Voice Disaster Recovery Starts Before the Implementation

A major regional cloud infrastructure outage in late 2025 reminded our industry that regional failures are not theoretical. It exposed readiness gaps across providers and customers alike: many critical voice workloads had no tested cross-regional recovery path. Some gaps were technical – missing standby configuration, untested failover scripts – but others ran deeper: no clear decision authority for failover, no agreed success criteria, and untested assumptions about what would actually happen during a regional disruption.

This article looks at Voice application disaster recovery (or DR) at the strategy level, focused on your infrastructure buildout with Twilio Voice. Your resiliency doesn’t start with APIs, scripts, or a runbook. It starts with the questions your customers will ask, and you’ll need to answer together before a failover plan can be trusted.

Cross-regional Voice Disaster Recovery is a business and technical continuity program: it defines which voice flows matter, who can decide to move them, what has to be ready before a disruption, and how execution, validation, and recovery will work.

Key Takeaways

Voice DR is a business and technical continuity program, not just a regional infrastructure feature. Start with your single most critical voice flow, not your entire voice platform.
Voice DR is a shared responsibility model: Twilio as the provider and you as the customer need a clear framework for deciding what to protect, how to prepare, how to execute, and how to recover.
Regional traffic isolation is often the first major business continuity improvement a team can make: it contains regional failures to a single market and builds the region-aware foundation that cross-regional DR depends on.

Why Voice DR Is different

Most digital services recover once users can reach the application again: the user retries, the request completes, and the work continues. Voice does not work that way – a voice call is a live, continuous, synchronous interaction.

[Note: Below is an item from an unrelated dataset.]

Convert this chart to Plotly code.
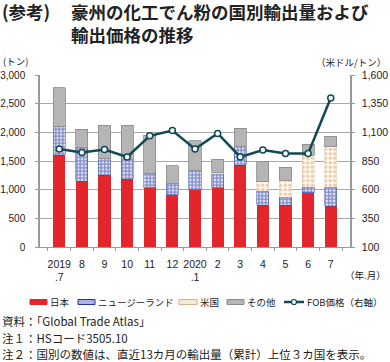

In a support flow, for example, a caller needs help, an agent needs context, and your business needs a usable record of the interaction. The same pattern appears across other critical voice flows: a call is a live business process, not a single request. The goal of DR is not only to restart software — it is to keep the critical communication path usable.

Recovery targets reflect this. A web application can retry a failed request in two seconds and the user barely notices. But a caller who hears silence or a fast busy for ten seconds will hang up – and may not call back. The practical question is how quickly new calls can land in the standby path, and whether the records, recordings, transcripts, and analytics around those calls remain usable.

Voice disaster recovery layers and coordinations

To see how this plays out in practice, consider the layers a voice call depends on. A voice flow depends on platform services, customer application logic, and surrounding business systems all working together in real time:

Platform services: phone number configuration, PSTN/SIP/Voice SDK origination paths, webhook and TwiML routing, regional handling, compliance settings, and media capabilities such as recording, transcription, conferencing, and AI services. These are the Twilio-side dependencies that the call flow relies on.
Customer application: your backend acts as the orchestrator of the call flow — receiving webhooks, making routing decisions, generating TwiML or API calls, managing state, and coordinating the real-time logic that turns platform primitives into a business conversation. Because many Twilio products are API-driven, this orchestration layer often lives on the customer side.
Observability and business integrations: the systems that surround the call before, during, and after – CRM, dispatch, billing, support workflows, monitoring, analytics, and downstream reporting. These integrations determine whether the call is not just connected but operationally useful.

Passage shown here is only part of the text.